Re: what is mapred.reduce.parallel.copies?

Posted by Ted Yu <yu...@gmail.com>.

Which hadoop version are you using ?
If it is 0.20.2, mapred.reduce.parallel.copies is the number of copying
threads in ReduceTask

In the scenario you described, at least 2 concurrent connections to a single
node would be made.

I am not familiar with newer versions of hadoop.
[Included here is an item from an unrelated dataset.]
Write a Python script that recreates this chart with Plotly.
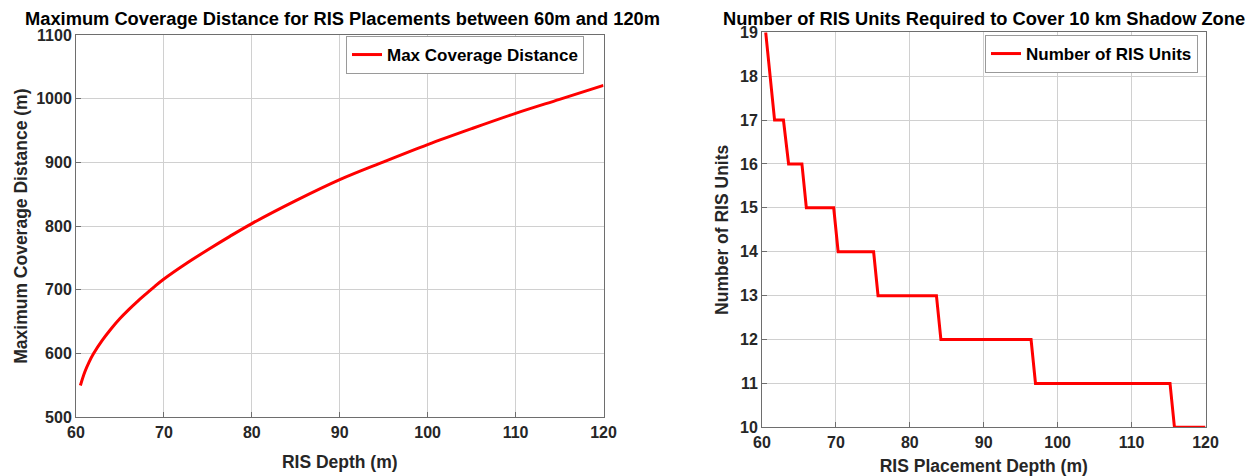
import plotly.graph_objects as go

# Maximum coverage distance versus RIS depth
depth_m = [60.5, 61.0, 61.5, 62.0, 63.0, 64.0, 65.0, 66.0, 67.0, 68.0, 69.0,
           70.0, 72.5, 75.0, 77.5, 80.0, 85.0, 90.0, 95.0, 100.0, 105.0,
           110.0, 115.0, 120.0]
coverage_m = [550, 571, 587, 600, 621, 639, 655, 669, 682, 694, 706,
              717, 741, 763, 784, 804, 840, 873, 901, 928, 953,
              977, 999, 1021]

# Number of RIS units needed for a 10 km shadow zone (step curve vertices)
placement_m = [60.5, 61.1, 61.7, 62.9, 63.6, 65.4, 66.0, 69.7, 70.3, 75.1,
               75.7, 83.6, 84.2, 96.4, 97.0, 115.2, 115.8, 120.0]
ris_units = [19, 18, 17, 17, 16, 16, 15, 15, 14, 14,
             13, 13, 12, 12, 11, 11, 10, 10]

x_ticks = [60, 70, 80, 90, 100, 110, 120]
cov_ticks = [500, 600, 700, 800, 900, 1000, 1100]
unit_ticks = list(range(10, 20))

FONT = "Liberation Sans, Arial, sans-serif"
TXT = "#262626"
GRID = "#d0d0d0"
BOX = "#6e6e6e"

fig = go.Figure()
fig.add_trace(go.Scatter(
    x=depth_m, y=coverage_m, mode="lines", line_shape="spline",
    line=dict(color="#ff0000", width=3), name="<b>Max Coverage Distance</b>",
    xaxis="x", yaxis="y", legend="legend"))
fig.add_trace(go.Scatter(
    x=placement_m, y=ris_units, mode="lines",
    line=dict(color="#ff0000", width=3), name="<b>Number of RIS Units</b>",
    xaxis="x2", yaxis="y2", legend="legend2"))

W, H = 1251, 476


def px_x(p):
    return p / W


def px_y(p):
    return 1 - p / H


axis_common = dict(
    showgrid=True, gridcolor=GRID, gridwidth=1,
    showline=True, linecolor=BOX, linewidth=1, mirror=True,
    ticks="inside", ticklen=5, tickcolor=BOX,
    tickfont=dict(family=FONT, size=16, color=TXT),
    zeroline=False, fixedrange=True, automargin=False,
)
title_font = dict(family=FONT, size=17.5, color=TXT)

fig.update_layout(
    width=W, height=H,
    margin=dict(l=0, r=0, t=0, b=0, autoexpand=False),
    paper_bgcolor="white", plot_bgcolor="white",
    font=dict(family=FONT, color=TXT),
    xaxis=dict(axis_common, domain=[px_x(76), px_x(603.5)], range=[60, 120],
               tickvals=x_ticks, ticktext=[f"<b>{v}</b>" for v in x_ticks],
               title=dict(text="<b>RIS Depth (m)</b>", standoff=16, font=title_font),
               anchor="y"),
    yaxis=dict(axis_common, domain=[px_y(417.3), px_y(35)], range=[500, 1100],
               tickvals=cov_ticks, ticktext=[f"<b>{v}</b>" for v in cov_ticks],
               title=dict(text="<b>Maximum Coverage Distance (m)</b>", standoff=4,
                          font=title_font),
               anchor="x"),
    xaxis2=dict(axis_common, domain=[px_x(762), px_x(1205.5)], range=[60, 120],
                tickvals=x_ticks, ticktext=[f"<b>{v}</b>" for v in x_ticks],
                title=dict(text="<b>RIS Placement Depth (m)</b>", standoff=10,
                           font=title_font),
                anchor="y2"),
    yaxis2=dict(axis_common, domain=[px_y(427.3), px_y(32.3)], range=[10, 19],
                tickvals=unit_ticks, ticktext=[f"<b>{v}</b>" for v in unit_ticks],
                title=dict(text="<b>Number of RIS Units</b>", standoff=6,
                           font=title_font),
                anchor="x2"),
    legend=dict(x=px_x(584), y=px_y(36), xanchor="right", yanchor="top",
                bgcolor="white", bordercolor="#9a9a9a", borderwidth=1,
                font=dict(family=FONT, size=17, color="black"),
                itemwidth=30, tracegroupgap=0),
    legend2=dict(x=px_x(1198), y=px_y(35), xanchor="right", yanchor="top",
                 bgcolor="white", bordercolor="#9a9a9a", borderwidth=1,
                 font=dict(family=FONT, size=17, color="black"),
                 itemwidth=30, tracegroupgap=0),
    showlegend=True,
    annotations=[
        dict(text="<b>Maximum Coverage Distance for RIS Placements between 60m and 120m</b>",
             x=px_x(342), y=px_y(19), xref="paper", yref="paper",
             xanchor="center", yanchor="middle", showarrow=False,
             font=dict(family=FONT, size=18.3, color="black")),
        dict(text="<b>Number of RIS Units Required to Cover 10 km Shadow Zone</b>",
             x=px_x(984), y=px_y(19), xref="paper", yref="paper",
             xanchor="center", yanchor="middle", showarrow=False,
             font=dict(family=FONT, size=18.3, color="black")),
    ],
)

fig.write_html("out.html")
On Tue, Jun 28, 2011 at 11:31 AM, Virajith Jalaparti
<vi...@gmail.com>wrote:

> Hi,
>
> I have a question about the "mapred.reduce.parallel.copies" configuration
> parameter in Hadoop. The mapred-default.xml file says it is "The default
> number of parallel transfers run by reduce
>   during the copy(shuffle) phase."
> Is this the number of slave nodes from which a reduce task reads in
> parallel? or is it the number of parallel intermediate outputs from map task
> which a reducer task can read from?
>
> For example, if I have 4 slave nodes and run a job with 800 maps and 4
> reducers with mapred.reduce.parallel.copies=5. Then can each reduce task
> read from all the 4 nodes in parallel i.e. it can makes only 4 concurrent
> connections to the 4 nodes present? or can it read from 5 of the 800 map
> outputs i.e. it makes at least 2 concurrent connections to a single node?
>
> In essence, I am trying to determine how many reducers would be accessing a
> single disk, concurrently, in any given Hadoop cluster for any job
> configuration as a function of the various parameters that can be specified
> in the configuration files.
>
> Thanks,
> Virajith
>